(Plotting code records)
== == ==
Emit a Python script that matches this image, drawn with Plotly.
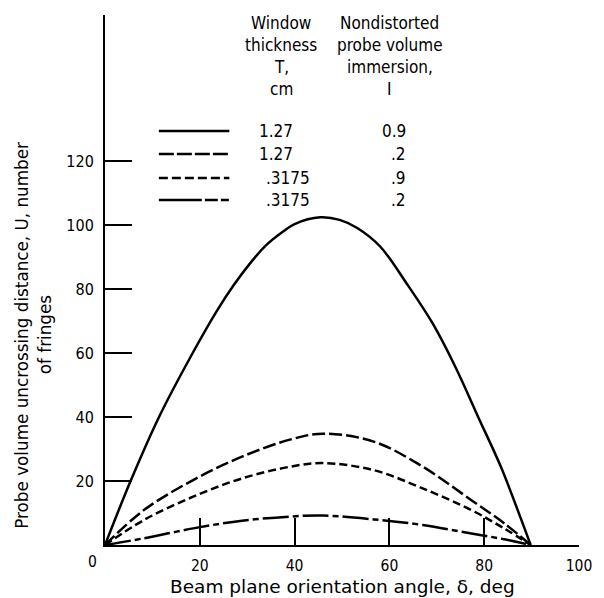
import plotly.graph_objects as go

# ---- data ----
angle_a = [0, 5.4, 11.4, 18.5, 23.7, 27.2, 30.6, 34.0, 37.5, 40.0, 45.4, 49.5, 53.3, 58.1, 63.6, 69.1, 73.9, 78.7, 83.5, 87.6, 89.8]
u_a = [0, 20, 40, 60, 73.4, 81.3, 88, 93.7, 97.9, 100.3, 102.4, 101.6, 99, 93.2, 81.8, 69.3, 55.7, 40.1, 24.5, 8.8, 0]

angle_b = [0, 8.2, 18.6, 28.9, 39.2, 46, 56.7, 67, 77.3, 84.2, 89.8]
u_b = [0, 10.9, 20.3, 27.6, 33, 34.8, 32.3, 24.5, 14, 6.8, 0]
u_c = [0, 7.8, 15.1, 20.8, 24.5, 25.6, 23.4, 17.7, 10.9, 5.2, 0]
u_d = [0, 2.1, 5.2, 7.6, 8.9, 9.2, 8.0, 6.25, 3.6, 1.8, 0]

thickness = ["1.27", "1.27", ".3175", ".3175"]
immersion = ["0.9", ".2", ".9", ".2"]
dashes = ["solid", "13px,4px", "8px,4px", "26px,4px,6px,4px"]
legend_dashes = ["solid", "15px,3px", "9px,4px", "43px,3px,13px,3px,8px,60px"]

x_ticks = [20, 40, 60, 80, 100]
y_ticks = [20, 40, 60, 80, 100, 120]

FONT = "DejaVu Sans Condensed, Liberation Sans Narrow, DejaVu Sans, sans-serif"
TITLE_FONT = "DejaVu Sans, sans-serif"
W, H = 604, 598
L, R, T, B = 105, 15, 15, 53
PW, PH = W - L - R, H - T - B


def px(xp):
    return (xp - L) / PW


def py(yp):
    return (H - B - yp) / PH


fig = go.Figure()
series = [(angle_a, u_a), (angle_b, u_b), (angle_b, u_c), (angle_b, u_d)]
for (xs, ys), d in zip(series, dashes):
    fig.add_trace(go.Scatter(x=xs, y=ys, mode="lines",
                             line=dict(color="black", width=2.5, dash=d, shape="spline", smoothing=1.0),
                             showlegend=False, hoverinfo="skip"))

ann = []
# headers
for i, t in enumerate(["Window", "thickness", "T,", "cm"]):
    ann.append(dict(x=px(285), y=py(23 + i * 22), text=t, xanchor="center", yanchor="middle"))
for i, t in enumerate(["Nondistorted", "probe volume", "immersion,", "I"]):
    ann.append(dict(x=px(396), y=py(23 + i * 22), text=t, xanchor="center", yanchor="middle"))

rows_y = [131, 154, 178, 200]
shapes = []
for yy, th, im, d in zip(rows_y, thickness, immersion, legend_dashes):
    shapes.append(dict(type="line", xref="paper", yref="paper",
                       x0=px(160), x1=px(232), y0=py(yy), y1=py(yy),
                       line=dict(color="black", width=2.5, dash=d)))
    xl = 260 if th.startswith("1") else 267
    ann.append(dict(x=px(xl), y=py(yy), text=th, xanchor="left", yanchor="middle"))
    ann.append(dict(x=px(414), y=py(yy), text=im, xanchor="right", yanchor="middle"))

# origin label, axis titles
ann.append(dict(x=px(92), y=py(562), text="0", xanchor="center", yanchor="middle", font=dict(size=15.5)))
ann.append(dict(x=px(348), y=py(586), text="Beam plane orientation angle, δ, deg",
                xanchor="center", yanchor="middle", font=dict(family=TITLE_FONT, size=18.5)))
ann.append(dict(x=px(20), y=py(335), text="Probe volume uncrossing distance, U, number",
                textangle=-90, xanchor="center", yanchor="middle", font=dict(family=TITLE_FONT, size=16.8)))
ann.append(dict(x=px(44), y=py(335), text="of fringes",
                textangle=-90, xanchor="center", yanchor="middle", font=dict(family=TITLE_FONT, size=16.8)))

for a in ann:
    a.update(xref="paper", yref="paper", showarrow=False)
    a.setdefault("font", dict(size=17))

fig.update_layout(
    width=W, height=H,
    margin=dict(l=L, r=R, t=T, b=B),
    paper_bgcolor="white", plot_bgcolor="white",
    font=dict(family=FONT, color="black", size=17),
    annotations=ann, shapes=shapes,
    xaxis=dict(range=[0, 100], tickvals=x_ticks, ticks="inside", ticklen=27, tickwidth=2,
               tickcolor="black", showline=True, linecolor="black", linewidth=2,
               showgrid=False, zeroline=False, tickfont=dict(size=15.5), ticklabelstandoff=5),
    yaxis=dict(range=[0, PH / 3.2], tickvals=y_ticks, ticks="inside", ticklen=27, tickwidth=2,
               tickcolor="black", showline=True, linecolor="black", linewidth=2,
               showgrid=False, zeroline=False, tickfont=dict(size=16), ticklabelstandoff=6),
)

fig.write_html("out.html")
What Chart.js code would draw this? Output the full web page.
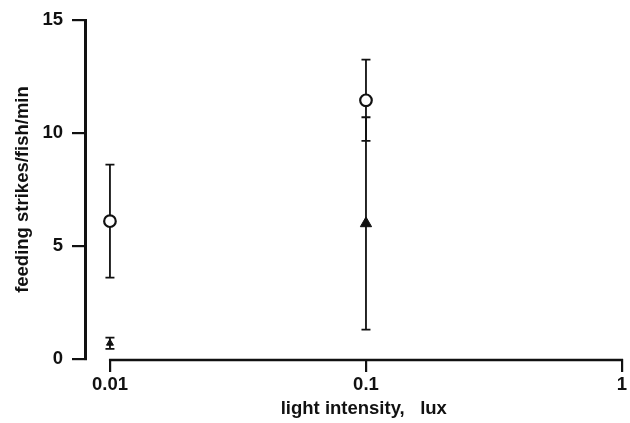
== == ==
§ What you have to do:
From the entries above, copy every line containing the word "this".

§ Full answer:
Emit a Python script that matches this image, drawn with Plotly.
What Chart.js code would draw this? Output the full web page.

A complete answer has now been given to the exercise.